I picked this out because it sounded interesting and was on one of those "Best 100" lists. Still, I wasn't sure I'd like it, but I was happily wrong about that. Angle of Repose is incredibly absorbing and beautifully written. It is about both Susan Burling Ward, an artist and writer who goes out west with her husband in the late 1800s, and about Lyman Ward, her aging historian grandson who decides to reasearch her life roughly 100 years later. Like the best literature, this book is about many things: a marriage between two very different people, a woman's struggle to maintain her own identity and career within the conventions of both Victorian domesticity and a pioneer life, the pursuit of the past, dealing with the past (both the personal and the historical kinds), and vicarious living. In a very subtle way, Stegner uses the story of Susan's personal life and struggles to illuminate the making of America: the struggle to build civilization out of the wilderness and the effort to meld disparate elements into a single functioning unity. I found it personally resonant, too, because my graduate school prospects, like Susan's marriage, seem to be drawing me inexorably westward.

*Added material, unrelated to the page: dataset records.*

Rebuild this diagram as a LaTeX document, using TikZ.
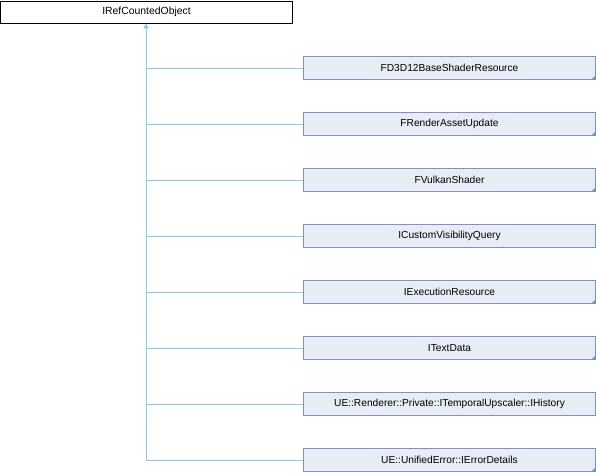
\documentclass[tikz,border=0pt]{standalone}
\usepackage{fontspec}
\setmainfont{Liberation Sans}
\usetikzlibrary{arrows.meta}
\definecolor{edgeblue}{HTML}{8CC8E8}
\definecolor{boxborder}{HTML}{7B93C4}
\definecolor{boxfill}{HTML}{E8ECF5}
\begin{document}
\begin{tikzpicture}[x=1pt,y=-1pt,
  base/.style={draw=black,fill=white,line width=0.9pt,minimum width=292pt,minimum height=22pt,inner sep=0pt,font=\fontsize{10.4}{12}\selectfont},
  child/.style={draw=boxborder,fill=boxfill,line width=0.9pt,minimum width=292.5pt,minimum height=22.5pt,inner sep=0pt,font=\fontsize{10.2}{12}\selectfont},
  edge/.style={draw=edgeblue,line width=0.9pt},
  more/.style={fill=boxborder,draw=none}]
\useasboundingbox (0,0) rectangle (596,472);
\fill[white] (0,0) rectangle (596,472);
\node[base] (root) at (146.5,12) {IRefCountedObject};
\node[child] (c1) at (449.5,68) {FD3D12BaseShaderResource};
\node[child] (c2) at (449.5,124) {FRenderAssetUpdate};
\node[child] (c3) at (449.5,180) {FVulkanShader};
\node[child] (c4) at (449.5,236) {ICustomVisibilityQuery};
\node[child] (c5) at (449.5,292) {IExecutionResource};
\node[child] (c6) at (449.5,348) {ITextData};
\node[child] (c7) at (449.5,404) {UE::Renderer::Private::ITemporalUpscaler::IHistory};
\node[child] (c8) at (449.5,460) {UE::UnifiedError::IErrorDetails};
\foreach \n in {c1,c2,c3,c5,c6,c8}{
  \fill[more] (\n.south east) ++(-0.5,-0.5) -- ++(-4,0) -- ++(4,-4) -- cycle;
}
\coordinate (j) at (146,460);
\draw[edge,-{Triangle[width=5pt,length=5pt]}] (j) -- (root.south -| j);
\foreach \n in {c1,c2,c3,c4,c5,c6,c7,c8}{
  \draw[edge] (\n.west) -- (\n.west -| j);
}
\end{tikzpicture}
\end{document}
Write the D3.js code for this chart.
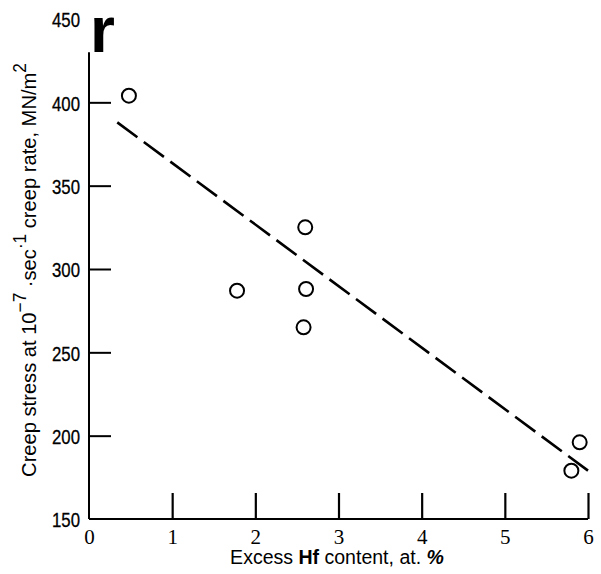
<!DOCTYPE html>
<html>
<head>
<meta charset="utf-8">
<script src="https://cdn.jsdelivr.net/npm/d3@7"></script>
<style>
  body { margin: 0; background: #fff; }
  svg { display: block; }
</style>
</head>
<body>
<div id="chart"></div>
<script>
// data
const hfContent = [0.48, 1.78, 2.6, 2.61, 2.58, 5.8, 5.9];
const creepStress = [404, 287, 325, 288, 265, 179, 196];
const fitX = [0.34, 6.0];
const fitY = [388, 179];
const xTicks = [0, 1, 2, 3, 4, 5, 6];
const yTicks = [150, 200, 250, 300, 350, 400, 450];

const width = 601, height = 574;
const margin = { top: 19, right: 13, bottom: 55, left: 89 };
const sans = '"Liberation Sans", Arial, sans-serif';

const svg = d3.select('#chart').append('svg')
  .attr('width', width)
  .attr('height', height);

const x = d3.scaleLinear().domain([0, 6]).range([margin.left, width - margin.right]);
const y = d3.scaleLinear().domain([150, 450]).range([height - margin.bottom, margin.top]);

// y axis, ticks pointing inward, labels squeezed like a condensed face
const yAxisG = svg.append('g')
  .attr('transform', `translate(${margin.left},0)`)
  .call(d3.axisLeft(y).tickValues(yTicks).tickSizeInner(-22).tickSizeOuter(0).tickPadding(0));
yAxisG.select('.domain').remove();
yAxisG.selectAll('.tick line').attr('stroke', '#000').attr('stroke-width', 2)
  .filter(d => d === 450 || d === 150).remove();
yAxisG.selectAll('.tick text')
  .attr('font-family', sans)
  .attr('font-size', 21)
  .attr('fill', '#000')
  .attr('stroke', '#000')
  .attr('stroke-width', 0.3)
  .attr('x', 0)
  .attr('transform', 'translate(-9,1) scale(0.8,1)');

// x axis, ticks pointing up
const xAxisG = svg.append('g')
  .attr('transform', `translate(0,${y(150)})`)
  .call(d3.axisBottom(x).tickValues(xTicks).tickFormat(d3.format('d'))
    .tickSizeInner(-26).tickSizeOuter(0).tickPadding(10));
xAxisG.select('.domain').remove();
xAxisG.selectAll('.tick line').attr('stroke', '#000').attr('stroke-width', 2.2)
  .filter(d => d === 0).remove();
xAxisG.selectAll('.tick text')
  .attr('font-family', '"Liberation Serif", "DejaVu Serif", serif')
  .attr('font-size', 21)
  .attr('fill', '#000');

// axis lines
svg.append('line')
  .attr('x1', x(0)).attr('x2', x(0))
  .attr('y1', y(150)).attr('y2', y(430))
  .attr('stroke', '#000').attr('stroke-width', 2);
svg.append('line')
  .attr('x1', x(0)).attr('x2', x(6))
  .attr('y1', y(150)).attr('y2', y(150))
  .attr('stroke', '#000').attr('stroke-width', 2);

// dashed fit line
svg.append('path')
  .datum(fitX.map((d, i) => [d, fitY[i]]))
  .attr('fill', 'none')
  .attr('stroke', '#000')
  .attr('stroke-width', 2.6)
  .attr('stroke-dasharray', '25 8')
  .attr('d', d3.line().x(d => x(d[0])).y(d => y(d[1])));

// open circles
svg.selectAll('.pt')
  .data(hfContent.map((d, i) => ({ x: d, y: creepStress[i] })))
  .enter()
  .append('circle')
  .attr('class', 'pt')
  .attr('cx', d => x(d.x))
  .attr('cy', d => y(d.y))
  .attr('r', 7)
  .attr('fill', 'none')
  .attr('stroke', '#000')
  .attr('stroke-width', 2);

// panel letter
svg.append('text')
  .attr('x', 90).attr('y', 52)
  .attr('font-family', sans)
  .attr('font-weight', 'bold')
  .attr('font-size', 64)
  .text('r');

// squeeze a label so it spans the wanted length
function fitLength(sel, target) {
  const w = sel.node().getComputedTextLength();
  return target / w;
}

// y label
const yLabelG = svg.append('g')
  .attr('transform', `translate(36,${(477 + 63) / 2}) rotate(-90)`);
const yLabel = yLabelG.append('text')
  .attr('text-anchor', 'middle')
  .attr('font-family', sans)
  .attr('font-size', 21)
  .attr('fill', '#000');
yLabel.append('tspan').text('Creep stress at 10');
yLabel.append('tspan').attr('dy', -10).attr('font-size', 18).text('−7');
yLabel.append('tspan').attr('dy', 10).text(' ·sec');
yLabel.append('tspan').attr('dy', -10).attr('font-size', 18).text('·1');
yLabel.append('tspan').attr('dy', 10).text(' creep rate,  MN/m');
yLabel.append('tspan').attr('dy', -10).attr('font-size', 18).text('2');
yLabel.attr('transform', `scale(${fitLength(yLabel, 414)},1)`);

// x label
const xLabel = svg.append('text')
  .attr('text-anchor', 'middle')
  .attr('font-family', sans)
  .attr('font-size', 21)
  .attr('fill', '#000');
xLabel.append('tspan').text('Excess ');
xLabel.append('tspan').attr('font-weight', 'bold').text('Hf');
xLabel.append('tspan').text(' content,  at. ');
xLabel.append('tspan').attr('font-weight', 'bold').attr('font-style', 'italic').text('%');
xLabel.attr('transform', `translate(337,564) scale(${fitLength(xLabel, 214)},1)`);
</script>
</body>
</html>
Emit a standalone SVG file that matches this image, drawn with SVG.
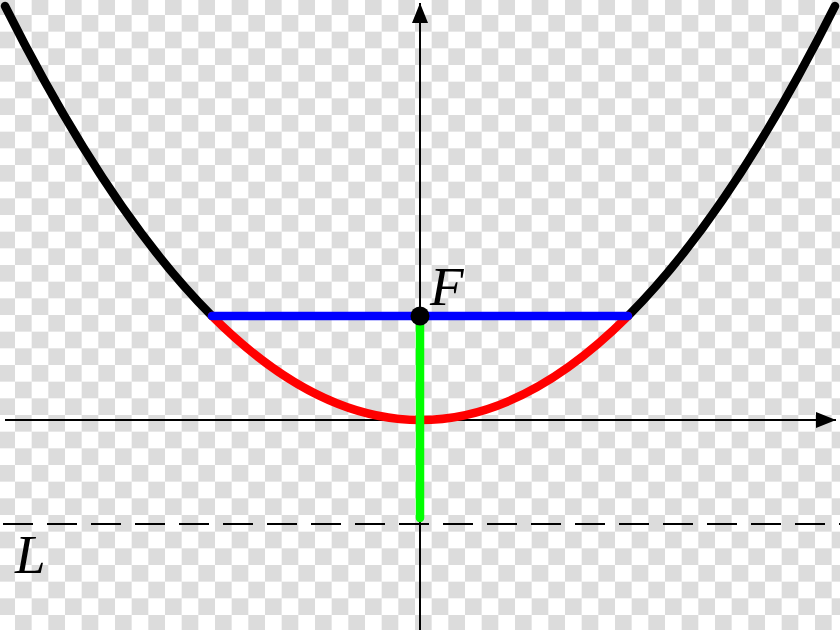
<svg xmlns="http://www.w3.org/2000/svg" width="840" height="630" viewBox="0 0 840 630">
  <defs>
    <pattern id="checker" x="-1.67" y="-1.67" width="33.333" height="33.333" patternUnits="userSpaceOnUse">
      <rect x="0" y="0" width="33.333" height="33.333" fill="#ffffff"/>
      <rect x="0" y="0" width="16.667" height="16.667" fill="#dcdcdc"/>
      <rect x="16.667" y="16.667" width="16.667" height="16.667" fill="#dcdcdc"/>
    </pattern>
    <marker id="arrow" markerUnits="userSpaceOnUse" markerWidth="22" markerHeight="18" refX="20" refY="8" orient="auto">
      <path d="M0,0 L20,8 L0,16 Z" fill="#000"/>
    </marker>
  </defs>
  <style>
    .axis { stroke: #000; stroke-width: 2; fill: none; }
    .curve { fill: none; stroke-width: 8.5; stroke-linecap: round; }
    .lbl { font-family: "Liberation Serif", "DejaVu Serif", serif; font-style: italic; font-size: 55px; fill: #000; }
  </style>
  <rect id="background" x="0" y="0" width="840" height="630" fill="url(#checker)"/>
  <g id="connectors">
    <line class="axis" x1="5" y1="420" x2="836" y2="420" marker-end="url(#arrow)"/>
    <line class="axis" x1="420" y1="630" x2="420" y2="3" marker-end="url(#arrow)"/>
  </g>
  <g id="directrix">
    <line x1="3" y1="524" x2="840" y2="524" stroke="#000" stroke-width="2" stroke-dasharray="30 14"/>
    <text class="lbl" x="15" y="573">L</text>
  </g>
  <g id="parabola">
    <path class="curve" stroke="#000" d="M5,6 Q108.5,212.5 212,316"/>
    <path class="curve" stroke="#000" d="M628,316 Q731.5,212.5 835,6"/>
    <path class="curve" stroke="#ff0000" d="M212,316 Q420,524 628,316"/>
  </g>
  <g id="latus-rectum">
    <line class="curve" stroke="#0000ff" x1="212" y1="316" x2="628" y2="316"/>
  </g>
  <g id="focus-directrix-segment">
    <line class="curve" stroke="#00ff00" x1="420" y1="316" x2="420" y2="518"/>
  </g>
  <g id="focus">
    <circle cx="420" cy="316" r="9.5" fill="#000"/>
    <text class="lbl" x="430" y="305">F</text>
  </g>
</svg>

Other Kenjari and I rented two movies this weekend.

Secret Window
There was really only one good thing about this movie - Johnny Depp. He does a wonderful job as the lead in an otherwise lackluster movie. The script was based on a Stephen King story, but it must have been one of his lesser works. Or maybe the script writers were just not that good. The plot has what is supposed to be a shocking or perhaps chilling twist. But a twist loses a lot of its punch when you know exactly what is going to happen within the first ten minutes. The film does however reinforce something I have learned from Stephen King's work: do not spend time alone in a remote cottage on a lake in the woods of Maine. Bad shit will happen. That goes double if you are dealing with some personal crisis. Triple if you are a writer.

Big Fish
Tim Burton redeems himself from the crapfest that was Planet of the Apes. Big Fish is a bit on the fluffy side, but it is also completely charming and quite fun to watch. Like the best of Burton's work, this film has a very distinct tone and feel and an element of fantasy. And Danny Elfman provides yet another quality score. Oddly enough, despite the fluffy edge to it, Big Fish also has a point to make about the importance of storytelling.